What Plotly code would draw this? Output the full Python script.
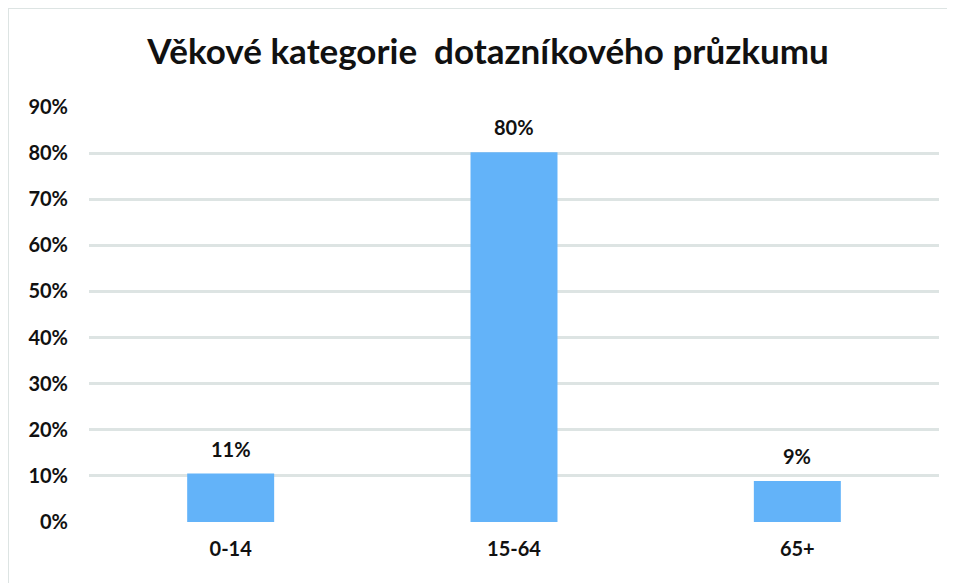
import plotly.graph_objects as go

categories = ["0-14", "15-64", "65+"]
values = [0.105, 0.802, 0.089]
labels = ["11%", "80%", "9%"]
tick_vals = [0, 0.1, 0.2, 0.3, 0.4, 0.5, 0.6, 0.7, 0.8, 0.9]
tick_text = ["0%", "10%", "20%", "30%", "40%", "50%", "60%", "70%", "80%", "90%"]
title = "Věkové kategorie  dotazníkového průzkumu"

FONT = "Lato, 'Open Sans', sans-serif"
OFF = 8  # page body margin offset

fig = go.Figure()
fig.add_trace(go.Bar(
    x=categories, y=values,
    marker=dict(color="#63b3f9", line=dict(width=0)),
    width=0.307,
    hoverinfo="skip",
))

for c, v, t in zip(categories, values, labels):
    fig.add_annotation(x=c, y=v, text=f"<b>{t}</b>", showarrow=False,
                       yshift=25, font=dict(family=FONT, size=20, color="#111111"))

L, R, T, B = 89 - OFF, 939 - OFF, 107 - OFF, 522 - OFF
pw, ph = R - L, B - T

fig.update_layout(
    width=955, height=583,
    margin=dict(l=L, r=955 - R, t=T, b=583 - B),
    paper_bgcolor="white", plot_bgcolor="white",
    showlegend=False,
    title=dict(text=f"<b>{title}</b>", x=(488 - OFF) / 955, xanchor="center",
               y=1 - (52 - OFF) / 583, yanchor="middle",
               font=dict(family=FONT, size=35, color="#111111")),
    xaxis=dict(showgrid=False, showline=False, zeroline=False, ticks="",
               tickfont=dict(family=FONT, size=20, color="#111111"),
               ticklabelstandoff=13, tickprefix="<b>", ticksuffix="</b>"),
    yaxis=dict(range=[0, 0.9], tickvals=tick_vals,
               ticktext=[f"<b>{t}</b>" for t in tick_text],
               showgrid=True, gridcolor="#dde4e3", gridwidth=2.5,
               zeroline=False, showline=False, ticks="",
               tickfont=dict(family=FONT, size=20, color="#111111"),
               ticklabelstandoff=20),
    shapes=[dict(type="rect", xref="paper", yref="paper",
                 x0=(0 - L) / pw, x1=(980 - L) / pw,
                 y0=(B - 600) / ph, y1=(B - 0) / ph,
                 line=dict(color="#dde4e3", width=2), layer="below")],
)

fig.write_html("out.html")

******

→ EXERCISE GOAL: Every line of text is to be repeated exactly; pictures are left out.

→ COMPLETED EXERCISE:
What Plotly code would draw this? Output the full Python script.
import plotly.graph_objects as go

categories = ["0-14", "15-64", "65+"]
values = [0.105, 0.802, 0.089]
labels = ["11%", "80%", "9%"]
tick_vals = [0, 0.1, 0.2, 0.3, 0.4, 0.5, 0.6, 0.7, 0.8, 0.9]
tick_text = ["0%", "10%", "20%", "30%", "40%", "50%", "60%", "70%", "80%", "90%"]
title = "Věkové kategorie  dotazníkového průzkumu"

FONT = "Lato, 'Open Sans', sans-serif"
OFF = 8  # page body margin offset

fig = go.Figure()
fig.add_trace(go.Bar(
    x=categories, y=values,
    marker=dict(color="#63b3f9", line=dict(width=0)),
    width=0.307,
    hoverinfo="skip",
))

for c, v, t in zip(categories, values, labels):
    fig.add_annotation(x=c, y=v, text=f"<b>{t}</b>", showarrow=False,
                       yshift=25, font=dict(family=FONT, size=20, color="#111111"))

L, R, T, B = 89 - OFF, 939 - OFF, 107 - OFF, 522 - OFF
pw, ph = R - L, B - T

fig.update_layout(
    width=955, height=583,
    margin=dict(l=L, r=955 - R, t=T, b=583 - B),
    paper_bgcolor="white", plot_bgcolor="white",
    showlegend=False,
    title=dict(text=f"<b>{title}</b>", x=(488 - OFF) / 955, xanchor="center",
               y=1 - (52 - OFF) / 583, yanchor="middle",
               font=dict(family=FONT, size=35, color="#111111")),
    xaxis=dict(showgrid=False, showline=False, zeroline=False, ticks="",
               tickfont=dict(family=FONT, size=20, color="#111111"),
               ticklabelstandoff=13, tickprefix="<b>", ticksuffix="</b>"),
    yaxis=dict(range=[0, 0.9], tickvals=tick_vals,
               ticktext=[f"<b>{t}</b>" for t in tick_text],
               showgrid=True, gridcolor="#dde4e3", gridwidth=2.5,
               zeroline=False, showline=False, ticks="",
               tickfont=dict(family=FONT, size=20, color="#111111"),
               ticklabelstandoff=20),
    shapes=[dict(type="rect", xref="paper", yref="paper",
                 x0=(0 - L) / pw, x1=(980 - L) / pw,
                 y0=(B - 600) / ph, y1=(B - 0) / ph,
                 line=dict(color="#dde4e3", width=2), layer="below")],
)

fig.write_html("out.html")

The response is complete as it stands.